Voice Acting Performance as a Genre Marker

The human voice connects the abstract musical score to the tangible narrative, and the direction of that voice is intrinsically tied to genre convention. In a fast-paced parody anime or slapstick comedy, seiyuu (voice actors) often push their pitch ranges into the extreme upper or lower registers, employing rapid-fire, staccato delivery that matches the chaotic visual cuts and exaggerated facial expressions. In the psychological seinen genre, vocal performances move toward a naturalistic, internalized register. Performances often become breathy and hushed, with the microphone capturing the full resonance of the mouth sounds and subtle intakes of breath. This proximity effect, created by close-miking in the recording studio, establishes an uncomfortable intimacy that places the viewer directly inside the character's paranoia. Furthermore, the casting archetype itself is a genre signal: a veteran voice actor known for deep, resonant authority signals a mentor figure in a battle shonen, whereas the same voice in a horror title might be strategically used to lull the viewer into a false sense of security before a betrayal.

The Modern Synthesis and The Future of Anime Audio

The boundaries of genre-specific audio are collapsing as anime enters a meta-textual phase. Composers are increasingly engaging in subversive scoring—mashing incongruous musical styles against the visual grain to create a new category of irony. A high-fantasy knight's duel set to ragged grunge rock, or an idol performance digitally fractured with glitch and noise distortion, creates a critical commentary on the genre itself. The explosion of streaming platforms has also altered the format structure. With the decline of fixed-length television slots, composers are unshackled from the strict 1:30 opening format, allowing for the creation of opening sequences that morph and distort as the season progresses, acoustically mapping the show’s transition from a light-hearted beginning into a darker genre territory.

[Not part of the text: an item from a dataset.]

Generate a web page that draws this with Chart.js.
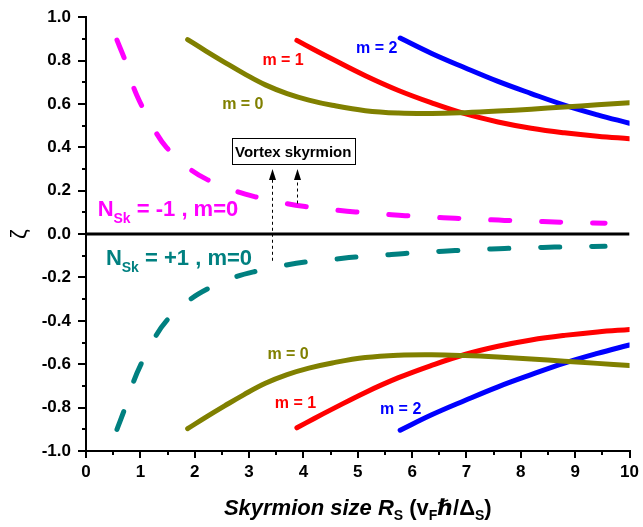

From the echo of a dropped fork in a quiet apartment signifying domestic ennui, to the cathedral-like choir that greets a planetary sunrise, audio is the gravitational force that grounds anime genre conventions. It is a dialogue between the viewer and the creator that bypasses the logical brain, communicating directly with the instinctual nerves. To study the sound of anime is to study the mechanics of emotional manipulation at its most masterful, revealing that a genre is not just a vocabulary of images, but a meticulously engineered symphony of the soul.